Su estilo —sereno, meditativo, limpio como una piedra de río— recuerda que la poesía, cuando es verdadera, no es un refugio, sino un arma que obliga a mirarse al espejo. No hay rebuscamientos ni guiños al lector: el lenguaje es lo justo, lo preciso, y por eso hiere. Frente a la musicalidad barroca o al tono declamatorio de cierta poesía contemporánea, Martínez Izquierdo entiende el silencio. Escribe con la cadencia de quien reza, pero sin fe. O con otro tipo de fe: la de quien confía aún en la posibilidad de decir la verdad con dignidad.

En sus páginas se cruzan las sombras de Hesse y de Unamuno, pero también late algo de los poetas del desencanto, de esos hombres que, como José Ángel Valente o Gamoneda, saben que lo sagrado no está fuera, sino dentro; que lo divino, si existe, es apenas el reflejo que arroja la conciencia cuando se atreve a pensar.

Éter y crepúsculo es, en el fondo, un libro contra la hipocresía del consuelo. Su espiritualidad no pretende reconciliar al lector con Dios, sino con su propio cansancio. Reclama que el arte puede ser un acto de redención sin necesidad de fe, una forma de ética en la que el sufrimiento se convierte en conocimiento.

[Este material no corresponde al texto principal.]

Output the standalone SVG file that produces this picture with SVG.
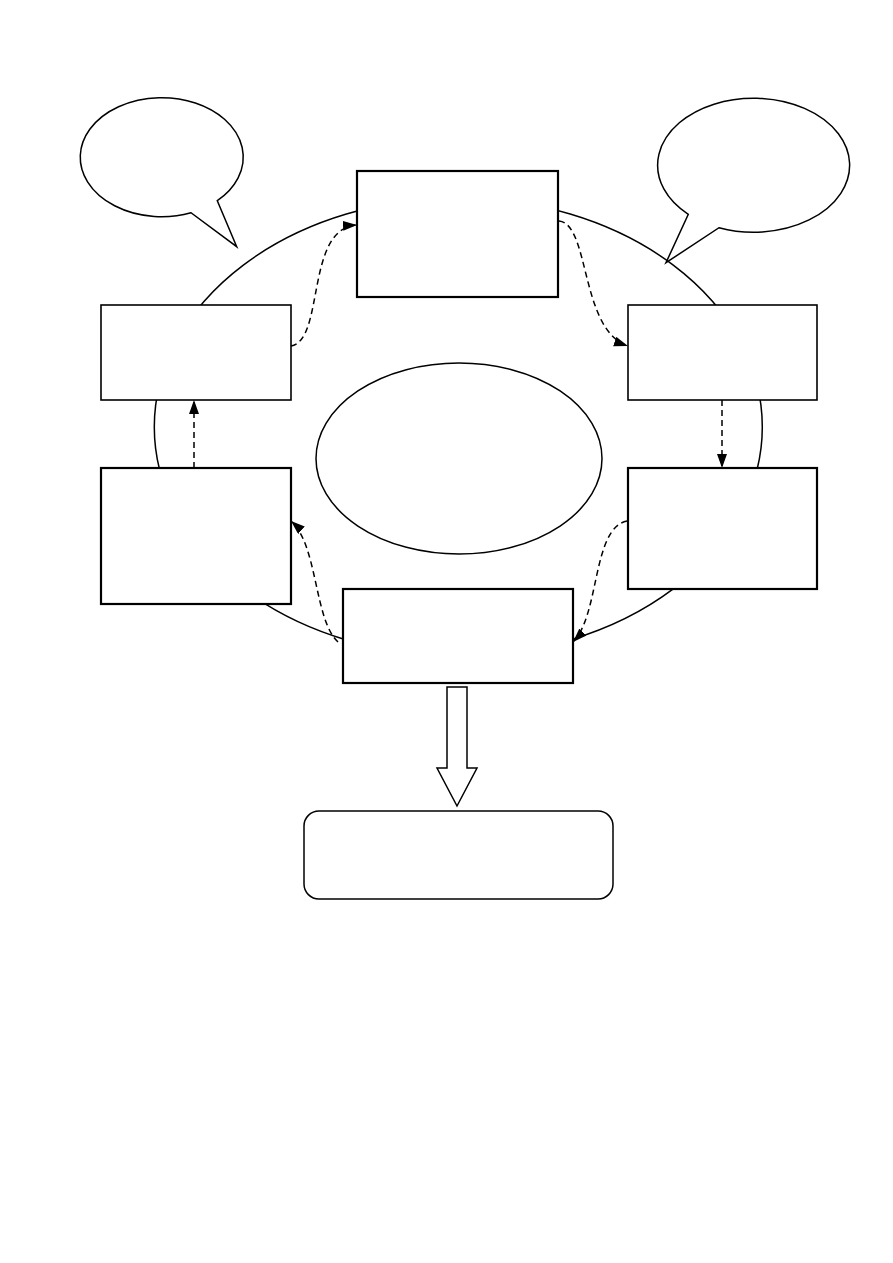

No es un poemario para cualquiera. Exige pausa, exige atención, exige, sobre todo, valentía. Pero quien se adentre en él encontrará algo raro en la literatura actual: una voz que no miente. Una voz que, en lugar de prometer paraísos, se atreve a decir que tal vez no los hay. Y que, pese a ello, vale la pena seguir escribiendo.